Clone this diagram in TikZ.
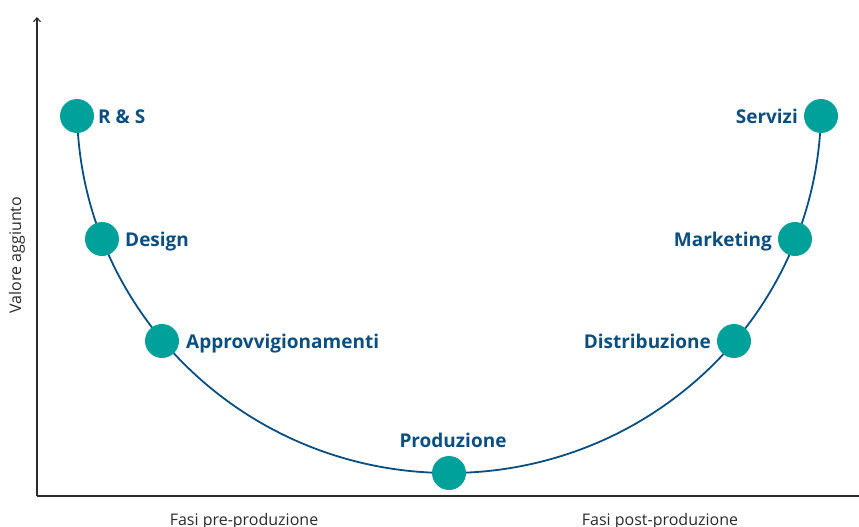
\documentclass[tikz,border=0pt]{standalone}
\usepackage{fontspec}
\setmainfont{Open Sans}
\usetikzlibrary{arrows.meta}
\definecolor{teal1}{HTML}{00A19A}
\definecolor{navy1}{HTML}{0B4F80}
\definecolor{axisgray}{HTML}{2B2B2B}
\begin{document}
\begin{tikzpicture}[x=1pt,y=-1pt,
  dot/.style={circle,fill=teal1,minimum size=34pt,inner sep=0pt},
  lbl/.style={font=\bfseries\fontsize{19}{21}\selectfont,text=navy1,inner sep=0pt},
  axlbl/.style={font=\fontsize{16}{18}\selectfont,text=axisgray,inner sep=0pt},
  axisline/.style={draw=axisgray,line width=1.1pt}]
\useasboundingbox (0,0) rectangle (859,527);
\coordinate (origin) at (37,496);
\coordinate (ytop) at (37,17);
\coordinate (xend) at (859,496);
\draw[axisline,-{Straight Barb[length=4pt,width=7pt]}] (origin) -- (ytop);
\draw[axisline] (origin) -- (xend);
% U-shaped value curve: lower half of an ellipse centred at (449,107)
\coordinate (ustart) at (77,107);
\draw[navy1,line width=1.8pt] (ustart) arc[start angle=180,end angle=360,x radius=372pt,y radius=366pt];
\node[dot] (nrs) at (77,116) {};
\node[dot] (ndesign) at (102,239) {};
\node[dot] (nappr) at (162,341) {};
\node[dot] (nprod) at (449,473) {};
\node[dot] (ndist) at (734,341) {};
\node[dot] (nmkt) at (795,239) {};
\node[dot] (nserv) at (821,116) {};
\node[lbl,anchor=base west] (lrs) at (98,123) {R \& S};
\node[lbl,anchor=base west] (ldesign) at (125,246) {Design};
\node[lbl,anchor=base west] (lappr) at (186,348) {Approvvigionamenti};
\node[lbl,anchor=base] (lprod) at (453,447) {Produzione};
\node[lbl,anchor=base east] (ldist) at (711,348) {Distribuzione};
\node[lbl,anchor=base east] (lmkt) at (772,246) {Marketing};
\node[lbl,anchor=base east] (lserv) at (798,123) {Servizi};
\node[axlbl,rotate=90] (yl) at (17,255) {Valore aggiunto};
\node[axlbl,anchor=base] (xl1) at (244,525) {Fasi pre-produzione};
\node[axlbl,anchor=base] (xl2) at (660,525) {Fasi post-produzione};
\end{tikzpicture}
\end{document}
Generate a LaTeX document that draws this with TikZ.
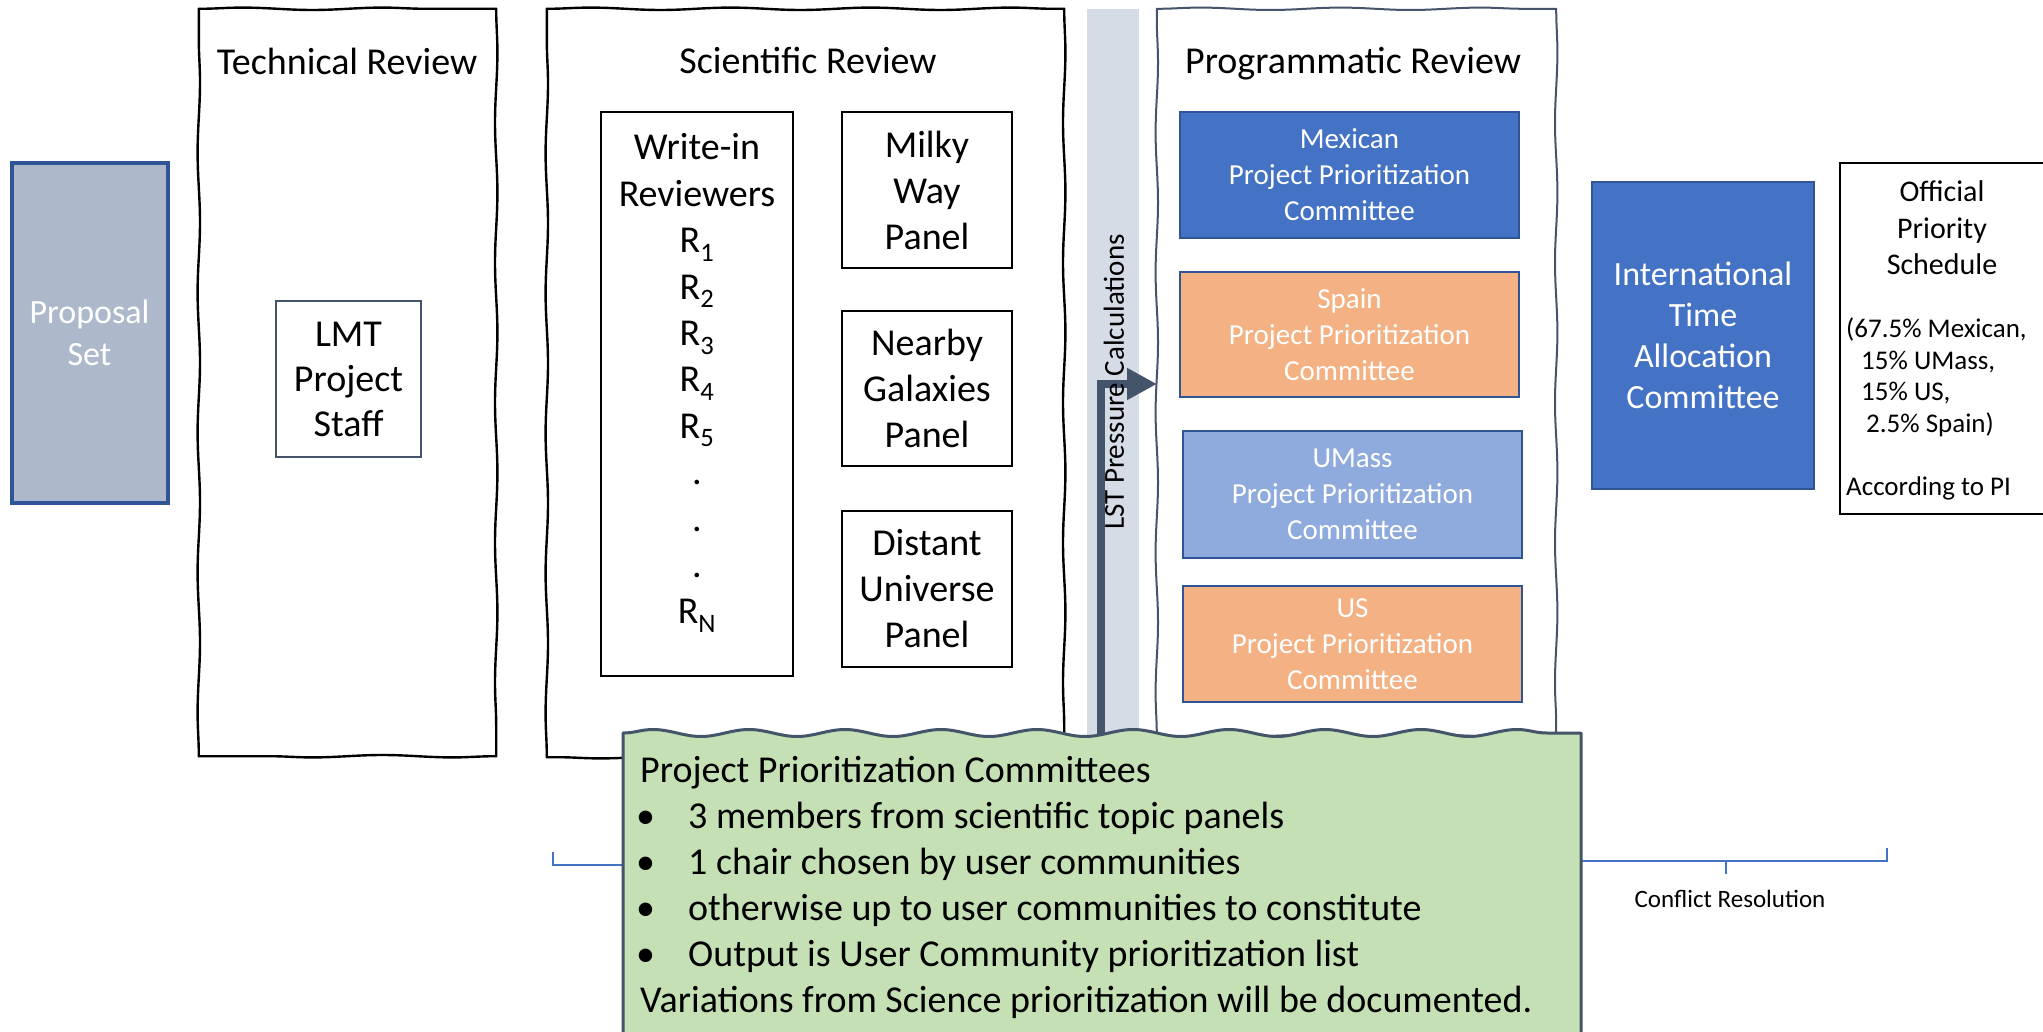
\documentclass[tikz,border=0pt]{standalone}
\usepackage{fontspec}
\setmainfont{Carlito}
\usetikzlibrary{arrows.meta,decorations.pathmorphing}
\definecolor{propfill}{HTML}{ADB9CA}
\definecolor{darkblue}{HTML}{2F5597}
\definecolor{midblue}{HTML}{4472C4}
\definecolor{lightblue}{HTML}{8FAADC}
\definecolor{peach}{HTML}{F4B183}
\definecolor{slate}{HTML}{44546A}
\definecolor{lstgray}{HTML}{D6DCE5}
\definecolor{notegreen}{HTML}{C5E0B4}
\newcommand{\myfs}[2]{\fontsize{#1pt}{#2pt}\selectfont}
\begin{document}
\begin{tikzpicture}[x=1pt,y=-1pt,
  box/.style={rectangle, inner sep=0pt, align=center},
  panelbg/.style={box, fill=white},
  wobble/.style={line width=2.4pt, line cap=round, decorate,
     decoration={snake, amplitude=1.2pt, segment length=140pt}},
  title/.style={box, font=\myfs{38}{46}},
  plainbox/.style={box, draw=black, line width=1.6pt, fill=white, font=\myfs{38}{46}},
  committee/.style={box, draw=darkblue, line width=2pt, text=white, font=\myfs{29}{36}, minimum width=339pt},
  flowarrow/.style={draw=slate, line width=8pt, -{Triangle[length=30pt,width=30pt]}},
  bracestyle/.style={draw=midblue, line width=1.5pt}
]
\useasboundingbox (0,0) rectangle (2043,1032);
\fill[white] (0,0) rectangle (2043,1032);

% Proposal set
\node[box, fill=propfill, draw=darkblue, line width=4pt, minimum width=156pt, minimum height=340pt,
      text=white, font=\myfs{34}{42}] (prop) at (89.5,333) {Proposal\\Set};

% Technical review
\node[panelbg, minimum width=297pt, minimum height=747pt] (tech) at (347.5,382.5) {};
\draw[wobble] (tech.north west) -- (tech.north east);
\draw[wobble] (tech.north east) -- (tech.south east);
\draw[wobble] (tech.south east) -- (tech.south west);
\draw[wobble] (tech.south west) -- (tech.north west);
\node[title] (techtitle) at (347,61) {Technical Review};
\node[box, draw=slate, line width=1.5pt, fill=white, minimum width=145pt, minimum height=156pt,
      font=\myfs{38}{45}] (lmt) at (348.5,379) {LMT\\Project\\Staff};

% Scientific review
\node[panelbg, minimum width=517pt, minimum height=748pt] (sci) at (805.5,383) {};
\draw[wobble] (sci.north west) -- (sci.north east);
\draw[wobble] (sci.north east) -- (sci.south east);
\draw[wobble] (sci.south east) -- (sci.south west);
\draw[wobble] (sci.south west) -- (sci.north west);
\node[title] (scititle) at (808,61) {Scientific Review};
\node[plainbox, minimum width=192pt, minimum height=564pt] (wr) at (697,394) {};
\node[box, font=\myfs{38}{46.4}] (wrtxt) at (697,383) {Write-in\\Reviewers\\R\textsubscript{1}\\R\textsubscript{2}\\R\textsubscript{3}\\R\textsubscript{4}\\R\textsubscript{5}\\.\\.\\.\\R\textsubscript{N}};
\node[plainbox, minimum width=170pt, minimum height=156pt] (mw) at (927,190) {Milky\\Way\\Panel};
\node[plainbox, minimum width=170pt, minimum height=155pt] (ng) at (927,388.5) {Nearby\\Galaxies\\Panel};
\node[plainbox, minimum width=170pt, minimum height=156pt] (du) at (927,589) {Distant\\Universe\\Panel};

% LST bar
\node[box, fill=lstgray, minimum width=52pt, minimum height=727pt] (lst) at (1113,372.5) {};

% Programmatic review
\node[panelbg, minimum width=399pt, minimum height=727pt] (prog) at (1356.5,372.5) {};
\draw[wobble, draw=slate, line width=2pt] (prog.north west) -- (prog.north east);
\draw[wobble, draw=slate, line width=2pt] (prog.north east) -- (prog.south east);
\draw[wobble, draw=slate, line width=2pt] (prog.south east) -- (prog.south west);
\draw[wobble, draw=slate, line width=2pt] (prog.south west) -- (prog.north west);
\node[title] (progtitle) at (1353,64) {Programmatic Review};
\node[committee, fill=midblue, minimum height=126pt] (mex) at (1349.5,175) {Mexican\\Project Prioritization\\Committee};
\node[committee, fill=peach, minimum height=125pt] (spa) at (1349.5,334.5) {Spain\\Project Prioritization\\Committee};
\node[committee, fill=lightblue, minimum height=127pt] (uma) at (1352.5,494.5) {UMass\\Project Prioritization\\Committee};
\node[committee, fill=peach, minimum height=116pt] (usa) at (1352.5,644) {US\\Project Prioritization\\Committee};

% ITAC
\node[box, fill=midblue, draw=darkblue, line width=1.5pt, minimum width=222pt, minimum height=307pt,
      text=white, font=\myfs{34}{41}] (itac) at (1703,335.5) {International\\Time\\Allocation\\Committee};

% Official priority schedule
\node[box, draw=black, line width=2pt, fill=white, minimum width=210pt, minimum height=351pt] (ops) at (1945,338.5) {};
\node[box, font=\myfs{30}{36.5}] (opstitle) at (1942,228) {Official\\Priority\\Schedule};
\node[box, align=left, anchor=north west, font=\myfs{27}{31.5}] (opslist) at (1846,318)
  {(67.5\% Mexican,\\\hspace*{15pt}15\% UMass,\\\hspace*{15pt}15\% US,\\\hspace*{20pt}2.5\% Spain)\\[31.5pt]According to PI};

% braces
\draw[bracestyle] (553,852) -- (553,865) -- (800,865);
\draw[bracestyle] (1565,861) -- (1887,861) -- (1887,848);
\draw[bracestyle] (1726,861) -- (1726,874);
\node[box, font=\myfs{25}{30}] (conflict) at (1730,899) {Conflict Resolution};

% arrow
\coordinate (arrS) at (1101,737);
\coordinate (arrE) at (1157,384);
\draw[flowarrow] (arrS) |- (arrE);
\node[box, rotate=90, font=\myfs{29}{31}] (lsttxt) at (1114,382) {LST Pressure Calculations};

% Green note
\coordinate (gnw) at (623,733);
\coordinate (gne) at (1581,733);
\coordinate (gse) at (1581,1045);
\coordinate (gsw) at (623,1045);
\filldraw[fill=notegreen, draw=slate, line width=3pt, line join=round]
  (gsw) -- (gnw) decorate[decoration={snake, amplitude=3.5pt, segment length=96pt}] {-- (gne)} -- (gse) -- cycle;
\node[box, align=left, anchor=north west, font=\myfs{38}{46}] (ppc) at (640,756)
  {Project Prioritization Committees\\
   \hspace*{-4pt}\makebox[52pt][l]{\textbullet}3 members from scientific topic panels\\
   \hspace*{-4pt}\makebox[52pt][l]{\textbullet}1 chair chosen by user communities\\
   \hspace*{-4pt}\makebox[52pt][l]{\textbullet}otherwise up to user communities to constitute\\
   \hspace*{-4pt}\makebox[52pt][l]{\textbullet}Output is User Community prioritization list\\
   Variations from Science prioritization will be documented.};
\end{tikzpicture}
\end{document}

> _TASK GOAL_
Write out exactly the lines from the one that has "Generate a LaTeX" down to the one that has "(prop) at (89.5,333)", including both. Pictures stay out of the copy.

> _EXPECTED OUTPUT_
Generate a LaTeX document that draws this with TikZ.
\documentclass[tikz,border=0pt]{standalone}
\usepackage{fontspec}
\setmainfont{Carlito}
\usetikzlibrary{arrows.meta,decorations.pathmorphing}
\definecolor{propfill}{HTML}{ADB9CA}
\definecolor{darkblue}{HTML}{2F5597}
\definecolor{midblue}{HTML}{4472C4}
\definecolor{lightblue}{HTML}{8FAADC}
\definecolor{peach}{HTML}{F4B183}
\definecolor{slate}{HTML}{44546A}
\definecolor{lstgray}{HTML}{D6DCE5}
\definecolor{notegreen}{HTML}{C5E0B4}
\newcommand{\myfs}[2]{\fontsize{#1pt}{#2pt}\selectfont}
\begin{document}
\begin{tikzpicture}[x=1pt,y=-1pt,
  box/.style={rectangle, inner sep=0pt, align=center},
  panelbg/.style={box, fill=white},
  wobble/.style={line width=2.4pt, line cap=round, decorate,
     decoration={snake, amplitude=1.2pt, segment length=140pt}},
  title/.style={box, font=\myfs{38}{46}},
  plainbox/.style={box, draw=black, line width=1.6pt, fill=white, font=\myfs{38}{46}},
  committee/.style={box, draw=darkblue, line width=2pt, text=white, font=\myfs{29}{36}, minimum width=339pt},
  flowarrow/.style={draw=slate, line width=8pt, -{Triangle[length=30pt,width=30pt]}},
  bracestyle/.style={draw=midblue, line width=1.5pt}
]
\useasboundingbox (0,0) rectangle (2043,1032);
\fill[white] (0,0) rectangle (2043,1032);

% Proposal set
\node[box, fill=propfill, draw=darkblue, line width=4pt, minimum width=156pt, minimum height=340pt,
      text=white, font=\myfs{34}{42}] (prop) at (89.5,333) {Proposal\\Set};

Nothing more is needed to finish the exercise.